The unit is an important concept because it is the basis for the most common measure of productivity—namely the unit cost or cost per unit (CPU). The cost per unit is obtained by dividing the total (dollar) amount spent during a time period (per month, for instance) by the total number of units produced during that time. If we include not only the direct cost but also the indirect cost in this calculation, we obtain what is called the loaded or burdened cost per unit.
We can go further and break out the various contributions to the unit cost. For example, if there are multiple production steps, then we can determine how much each step contributes to the total cost. We can also study how much indirect costs contribute to the overall cost as well as how material costs relate to labor. Understanding the different contributions to the total cost per unit is often a worthwhile exercise because it points directly to where the money is spent. And appearances can be deceiving. I have seen situations where literally hundreds of people were required for a certain processing step whereas, next door, a single person was sufficient to oversee a comparable but highly automated process. Yet once you calculated the cost per unit, it all looked very different: because the number of units going through the automated process was low, its total cost per unit was actually higher than for the manual process. And because so many units where processed manually, their labor cost per unit turned out to be very low.
In general, it is desirable to have low overhead relative to the direct cost: a business should spend relatively less time and money on managing itself than on generating value for the customer. In this way, the ratio of direct to indirect cost can be a telling indicator for “top-heavy” organizations that seem mostly occupied with managing themselves. On the other hand, overeager attempts to improve the direct/indirect cost ratio can lead to pretty unsanitary manipulations. For example, imagine a company that considers software engineers direct labor, while any form of management (team leads and project managers) is considered indirect. The natural consequence is that management responsibilities are pushed onto developers to avoid “indirect” labor. Of course, this does not make these tasks go away; they just become invisible. (It also leads to the inefficient use of a scarce resource: developers are always in short supply—and they are expensive.) In short, beware the danger of perverted incentives!
Compared to the previous distinction (between direct and indirect costs), the distinction between fixed and variable costs is clearer. The variable costs are those that change in response to changing demand, while fixed costs don’t. For a car manufacturer, the cost of steel is a variable cost: if fewer cars are being built, less steel is consumed. Whether labor costs are fixed or variable depends on the type of labor and the employment contracts. But the capital cost for the machines in the production line is a fixed cost, because it has to be paid regardless of whether the machines are busy or idle.

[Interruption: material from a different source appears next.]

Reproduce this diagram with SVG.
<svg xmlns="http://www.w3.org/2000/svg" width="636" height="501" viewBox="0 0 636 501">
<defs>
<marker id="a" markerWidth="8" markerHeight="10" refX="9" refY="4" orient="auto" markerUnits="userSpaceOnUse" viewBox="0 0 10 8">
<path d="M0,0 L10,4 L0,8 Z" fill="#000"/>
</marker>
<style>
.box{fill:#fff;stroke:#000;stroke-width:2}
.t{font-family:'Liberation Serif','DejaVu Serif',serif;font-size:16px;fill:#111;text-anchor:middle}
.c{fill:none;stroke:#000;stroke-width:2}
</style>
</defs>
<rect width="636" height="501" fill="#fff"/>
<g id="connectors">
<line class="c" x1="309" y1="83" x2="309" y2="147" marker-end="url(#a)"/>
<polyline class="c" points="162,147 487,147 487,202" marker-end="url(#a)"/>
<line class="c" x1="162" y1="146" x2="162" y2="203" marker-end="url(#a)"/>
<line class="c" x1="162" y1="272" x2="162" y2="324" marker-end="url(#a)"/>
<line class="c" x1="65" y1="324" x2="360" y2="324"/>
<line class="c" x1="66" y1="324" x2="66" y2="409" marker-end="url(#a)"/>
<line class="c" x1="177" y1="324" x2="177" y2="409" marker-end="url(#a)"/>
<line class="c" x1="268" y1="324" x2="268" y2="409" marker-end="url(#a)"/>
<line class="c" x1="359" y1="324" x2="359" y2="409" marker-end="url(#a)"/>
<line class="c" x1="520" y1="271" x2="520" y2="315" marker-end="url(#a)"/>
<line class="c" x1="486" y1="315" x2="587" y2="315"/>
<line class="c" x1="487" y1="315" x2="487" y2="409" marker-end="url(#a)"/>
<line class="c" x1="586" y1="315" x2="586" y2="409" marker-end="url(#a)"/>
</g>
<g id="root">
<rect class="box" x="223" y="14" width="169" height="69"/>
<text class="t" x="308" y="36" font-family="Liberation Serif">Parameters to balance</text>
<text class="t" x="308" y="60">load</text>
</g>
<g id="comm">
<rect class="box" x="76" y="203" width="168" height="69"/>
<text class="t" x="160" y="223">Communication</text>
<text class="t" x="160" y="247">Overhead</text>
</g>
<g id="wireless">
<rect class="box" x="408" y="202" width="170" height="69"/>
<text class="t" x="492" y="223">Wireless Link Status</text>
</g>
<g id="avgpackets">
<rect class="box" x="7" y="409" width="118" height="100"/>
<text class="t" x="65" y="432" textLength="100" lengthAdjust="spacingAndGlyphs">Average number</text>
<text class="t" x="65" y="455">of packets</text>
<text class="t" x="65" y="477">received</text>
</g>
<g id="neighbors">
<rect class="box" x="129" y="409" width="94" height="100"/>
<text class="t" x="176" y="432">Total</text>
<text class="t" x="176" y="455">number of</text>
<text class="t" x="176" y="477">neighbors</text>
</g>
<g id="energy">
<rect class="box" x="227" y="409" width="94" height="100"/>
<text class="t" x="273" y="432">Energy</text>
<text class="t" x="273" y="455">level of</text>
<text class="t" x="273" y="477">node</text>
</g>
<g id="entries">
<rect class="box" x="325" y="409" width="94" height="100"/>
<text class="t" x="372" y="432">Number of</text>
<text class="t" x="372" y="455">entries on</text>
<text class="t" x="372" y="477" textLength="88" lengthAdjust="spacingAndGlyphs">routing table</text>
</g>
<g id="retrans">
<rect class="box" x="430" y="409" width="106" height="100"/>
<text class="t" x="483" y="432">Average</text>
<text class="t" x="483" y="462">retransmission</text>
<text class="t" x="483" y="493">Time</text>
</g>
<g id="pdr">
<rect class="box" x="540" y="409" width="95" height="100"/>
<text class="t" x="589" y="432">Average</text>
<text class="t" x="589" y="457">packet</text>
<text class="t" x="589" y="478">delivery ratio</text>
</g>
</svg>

It is important not to confuse direct and variable costs. Although direct costs are more likely to be variable (and overhead, in general, is fixed), these are unrelated concepts; one can easily find examples of fixed, yet direct costs. For example, consider a consultancy with salaried employees: their staff of consultants is a direct cost, yet it is also a fixed cost because the consultants expect their wages regardless of whether the consultancy has projects for them or not. (We’ll see another example in a moment.)

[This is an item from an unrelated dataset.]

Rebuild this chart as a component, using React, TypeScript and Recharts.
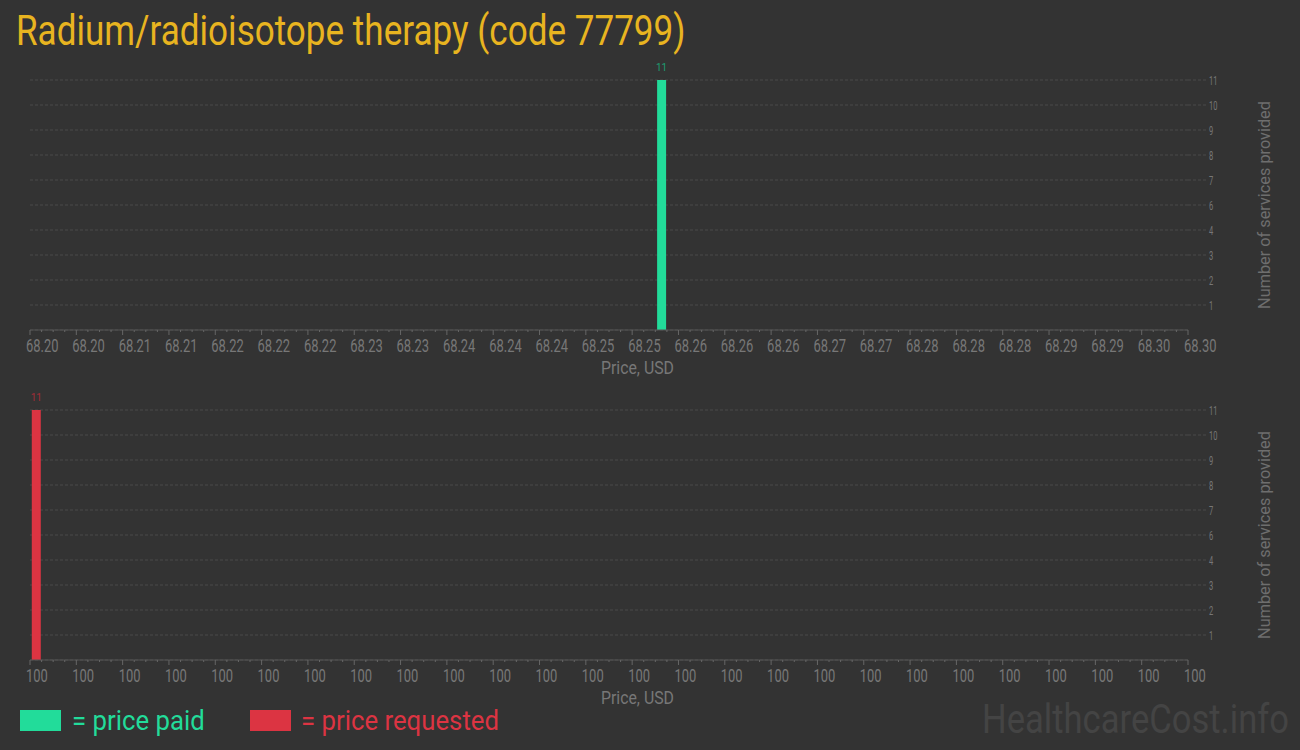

In general, having high fixed costs relative to variable ones makes a business or industry less flexible and more susceptible to downturns. An extreme example is the airline industry: its cost structure is almost exclusively fixed (pretty much the only variable cost is the price of the in-flight meal), but its demand pattern is subject to extreme cyclical swings.
The numbers are interesting. Let’s do a calculation in the spirit of Chapter 7. A modern jet airplane costs about $100M new and has a useful service life of about 10 years. The cost attributable to a single 10-hour transatlantic flight (the depreciation—see below) comes to about $30k (i.e., $100M/(10 · 365)—half that, if the plane is turned around immediately, completing a full round-trip within 24 hours). Fuel consumption is about 6 gallons per mile; if we assume a fuel price of $2 per gallon, then the 4,000-mile flight between New York and Frankfurt (Germany) will cost $50k for fuel. Let’s say there are 10 members of the cabin crew at $50k yearly salary and two people in the cockpit at $150k each. Double these numbers for miscellaneous benefits, and we end up with about $2M in yearly labor costs, or $10k attributable to this one flight. In contrast, the cost of an in-flight meal (wholesale) is probably less than $10 per person. For a flight with 200 passengers, this amounts to $1,000–2,000 dollars total. It is interesting to see that—all things considered—the influence of the in-flight meal on the overall cost structure of the flight is as high as it is: about 2 percent of the total. In a business with thin margins, improving profitability by 2 percent is usually seen as worthwhile. In other words, we should be grateful that we get anything at all! A final cross-check: the cost per passenger for the entire flight from the airline’s point of view is $375—and at the time of this writing, the cheapest fare I could find was $600 round-trip, equivalent to $300 for a single leg. As is well known, airlines break even on economy class passengers but don’t make any profits.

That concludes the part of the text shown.